- Directed by: Radu Muntean
- Written by: Alexandru Baciu Radu Muntean Răzvan Rădulescu
- Starring: Dragoş Bucur Anamaria Marinca Mimi Brănescu
- Cinematography: Tudor Lucaciu
- Edited by: Andu Radu
- Music by: Electric Brother
- Production company: Multimedia Est
- Release date: 19 September 2008;
- Running time: 102 minutes
- Country: Romania
- Language: Romanian

= Boogie (2008 film) =

Boogie is a 2008 Romanian film written and directed by Radu Muntean.

==Plot==
On his spring break at the seaside, with his wife and his four-year-old son, Bogdan Ciocăzanu (a.k.a.

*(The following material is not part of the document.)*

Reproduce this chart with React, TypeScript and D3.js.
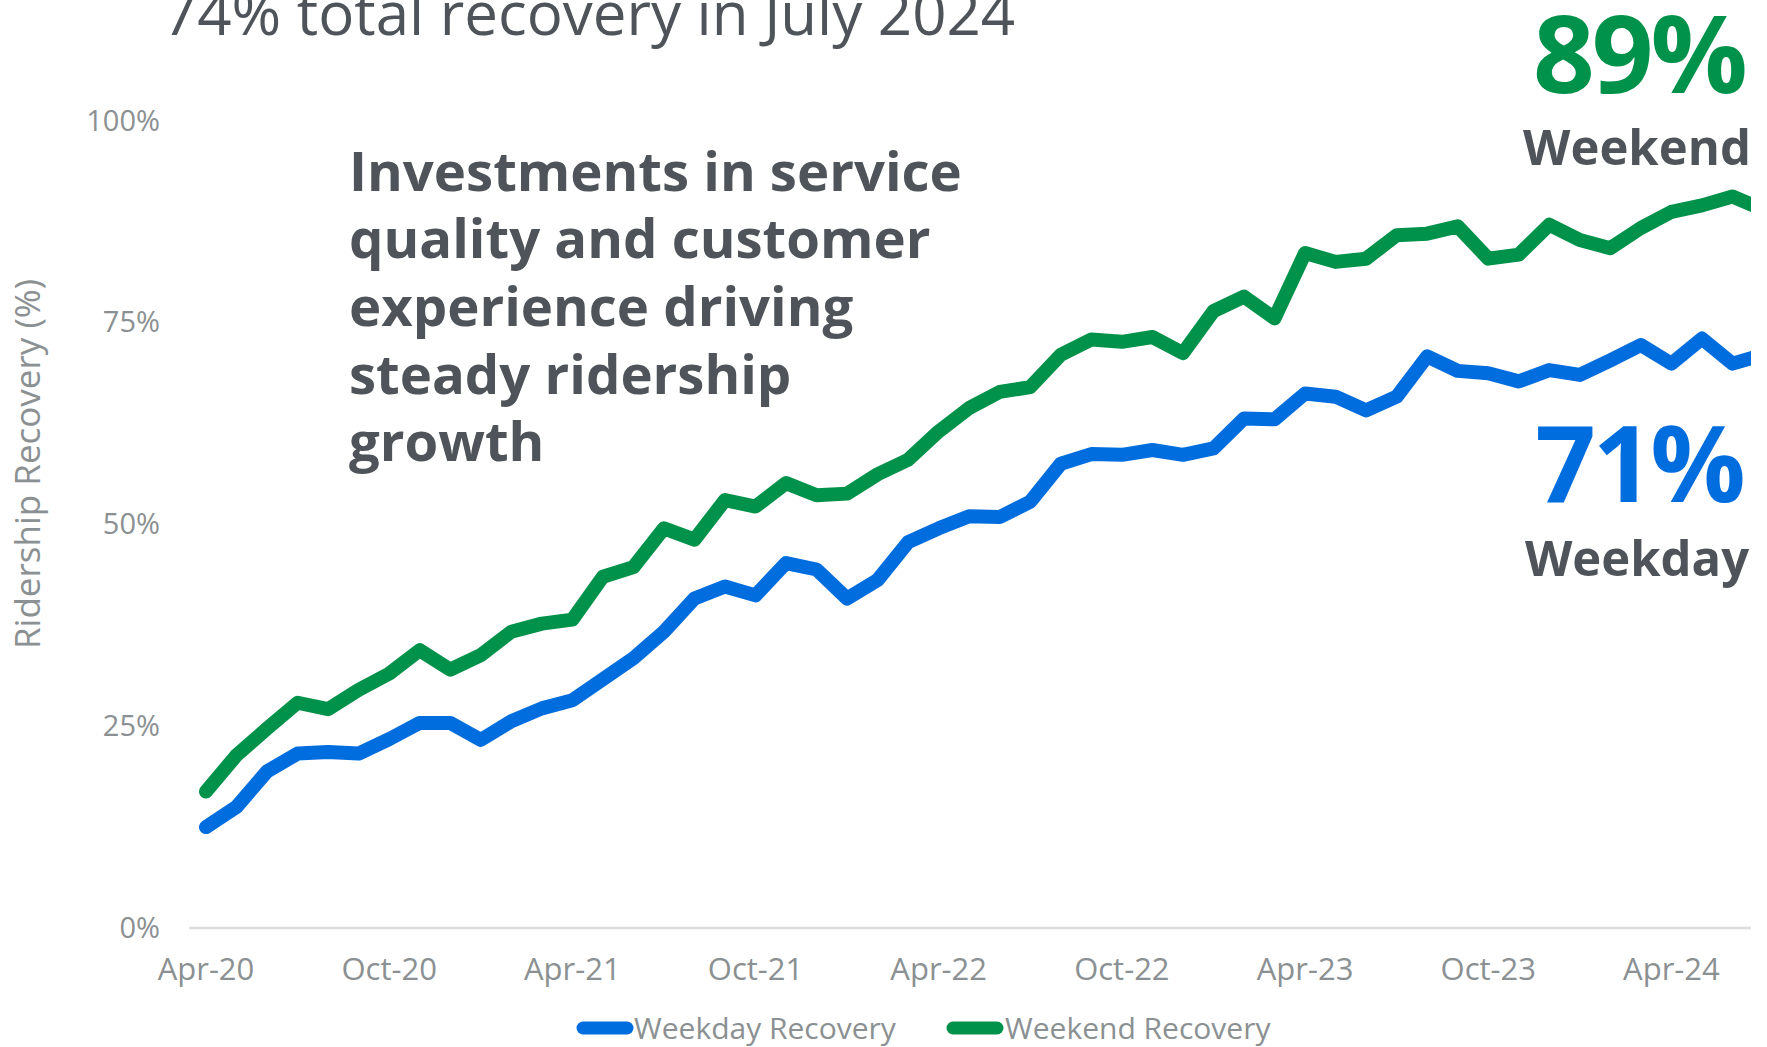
import * as d3 from 'd3';

const WIDTH = 1767;
const HEIGHT = 1047;

// monthly categories, Apr 2020 to Jul 2024
const MONTHS = [
  'Apr-20', 'May-20', 'Jun-20', 'Jul-20', 'Aug-20', 'Sep-20', 'Oct-20', 'Nov-20', 'Dec-20',
  'Jan-21', 'Feb-21', 'Mar-21', 'Apr-21', 'May-21', 'Jun-21', 'Jul-21', 'Aug-21', 'Sep-21',
  'Oct-21', 'Nov-21', 'Dec-21', 'Jan-22', 'Feb-22', 'Mar-22', 'Apr-22', 'May-22', 'Jun-22',
  'Jul-22', 'Aug-22', 'Sep-22', 'Oct-22', 'Nov-22', 'Dec-22', 'Jan-23', 'Feb-23', 'Mar-23',
  'Apr-23', 'May-23', 'Jun-23', 'Jul-23', 'Aug-23', 'Sep-23', 'Oct-23', 'Nov-23', 'Dec-23',
  'Jan-24', 'Feb-24', 'Mar-24', 'Apr-24', 'May-24', 'Jun-24', 'Jul-24',
];

const WEEKDAY = [
  12.5, 15.0, 19.4, 21.6, 21.8, 21.6, 23.4, 25.4, 25.4, 23.3, 25.6, 27.2, 28.2, 30.8, 33.4,
  36.7, 40.8, 42.3, 41.2, 45.2, 44.4, 40.8, 43.1, 47.8, 49.5, 51.0, 50.9, 52.8, 57.5, 58.7,
  58.6, 59.2, 58.6, 59.4, 63.1, 63.0, 66.2, 65.8, 64.1, 65.8, 70.8, 69.0, 68.7, 67.7, 69.1,
  68.5, 70.3, 72.2, 69.9, 73.0, 69.9, 71.0,
];

const WEEKEND = [
  16.9, 21.4, 24.7, 27.9, 27.1, 29.5, 31.5, 34.4, 32.0, 33.8, 36.7, 37.7, 38.2, 43.5, 44.7,
  49.5, 48.1, 53.0, 52.2, 55.1, 53.6, 53.8, 56.2, 58.0, 61.5, 64.4, 66.4, 67.0, 71.0, 72.9,
  72.6, 73.2, 71.2, 76.4, 78.2, 75.5, 83.6, 82.5, 82.9, 85.8, 86.0, 86.9, 82.9, 83.4, 87.1,
  85.2, 84.2, 86.7, 88.7, 89.5, 90.6, 89.0,
];

const X_TICKS = ['Apr-20', 'Oct-20', 'Apr-21', 'Oct-21', 'Apr-22', 'Oct-22', 'Apr-23', 'Oct-23', 'Apr-24'];
const Y_TICKS = [0, 25, 50, 75, 100];

const NOTE_LINES = [
  'Investments in service',
  'quality and customer',
  'experience driving',
  'steady ridership',
  'growth',
];

const BLUE = '#006ddf';
const GREEN = '#00924a';
const DARK = '#4e5459';
const GRAY = '#8b9092';
const FONT = '"Open Sans", "Noto Sans", sans-serif';

const PLOT = { left: 189, right: 1751, top: 120.6, bottom: 928 };

export default function App() {
  const x = d3.scalePoint<string>().domain(MONTHS).range([206, 1763]);
  const y = d3.scaleLinear().domain([0, 100]).range([PLOT.bottom, PLOT.top]);

  const line = d3
    .line<number>()
    .x((_, i) => x(MONTHS[i]) as number)
    .y((d) => y(d));

  const series = [
    { name: 'Weekday Recovery', values: WEEKDAY, color: BLUE },
    { name: 'Weekend Recovery', values: WEEKEND, color: GREEN },
  ];

  // legend layout (swatch start, text start)
  const legend = [
    { ...series[0], x: 583, tx: 634 },
    { ...series[1], x: 953, tx: 1005 },
  ];

  return (
    <svg
      width={WIDTH}
      height={HEIGHT}
      style={{ position: 'absolute', left: 0, top: 0, background: '#fff' }}
      fontFamily={FONT}
    >
      <defs>
        <clipPath id="plot-clip">
          <rect x={PLOT.left} y={0} width={PLOT.right - PLOT.left} height={HEIGHT} />
        </clipPath>
      </defs>

      <text x={163} y={35} fontSize={60} fill={DARK}>
        74% total recovery in July 2024
      </text>

      {/* y axis labels */}
      {Y_TICKS.map((t) => (
        <text key={t} x={160} y={y(t) + 10} textAnchor="end" fontSize={29} fill={GRAY}>
          {t}%
        </text>
      ))}
      <text
        transform={`translate(40,${464}) rotate(-90)`}
        textAnchor="middle"
        fontSize={35}
        fill={GRAY}
      >
        Ridership Recovery (%)
      </text>

      {/* baseline */}
      <line
        x1={PLOT.left}
        x2={PLOT.right}
        y1={y(0)}
        y2={y(0)}
        stroke="#dcdcdc"
        strokeWidth={2.5}
      />

      {X_TICKS.map((m) => (
        <text key={m} x={x(m)} y={980} textAnchor="middle" fontSize={31} fill={GRAY}>
          {m}
        </text>
      ))}

      <g clipPath="url(#plot-clip)">
        {series.map((s) => (
          <path
            key={s.name}
            d={line(s.values) ?? ''}
            fill="none"
            stroke={s.color}
            strokeWidth={14}
            strokeLinejoin="round"
            strokeLinecap="round"
          />
        ))}
      </g>

      {/* annotation */}
      {NOTE_LINES.map((l, i) => (
        <text key={i} x={349} y={190.7 + i * 67.6} fontSize={54.5} fontWeight={700} fill={DARK}>
          {l}
        </text>
      ))}

      {/* end labels */}
      <text x={1639} y={93} textAnchor="middle" fontSize={108} fontWeight={700} fill={GREEN} letterSpacing={-3}>
        89%
      </text>
      <text x={1637} y={165} textAnchor="middle" fontSize={49} fontWeight={700} fill={DARK}>
        Weekend
      </text>
      <text x={1639} y={502} textAnchor="middle" fontSize={106} fontWeight={700} fill={BLUE} letterSpacing={-3}>
        71%
      </text>
      <text x={1637} y={576} textAnchor="middle" fontSize={49} fontWeight={700} fill={DARK}>
        Weekday
      </text>

      {/* legend */}
      {legend.map((s) => (
        <g key={s.name}>
          <line
            x1={s.x}
            x2={s.x + 44}
            y1={1028}
            y2={1028}
            stroke={s.color}
            strokeWidth={13}
            strokeLinecap="round"
          />
          <text x={s.tx} y={1039} fontSize={30} fill={GRAY}>
            {s.name}
          </text>
        </g>
      ))}
    </svg>
  );
}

Boogie) runs into his best friends from high-school at the precise date and time that reminds all of them of their most glorious drinking trips and sexual escapades of their younger days. Frustrated that, between his job and his family, time is no longer his to manage and play with, Boogie now takes his shock dosage of freedom and spends a night to tick off all the items on the map of his youth (drinking, games, flirting, prostitutes). In the morning, after the disillusionment of the remake he experiences with his former friends, he returns to his wife.

==Cast==
- Dragoş Bucur as Bogdan Ciocăzanu
- Anamaria Marinca as Smaranda Ciocăzanu
- Mimi Brănescu as Penescu
- Adrian Vancica as Iordache
- Vlad Muntean as Adrian Ciocăzanu
- Geanina Varga as Roxana
- Maria Alexandra Birleanu as Waitress
- Renee Harbek as Herself

==Release==
The film premiered at the 2008 Cannes Film Festival and subsequently participated in the Karlovy Vary International Film Festival.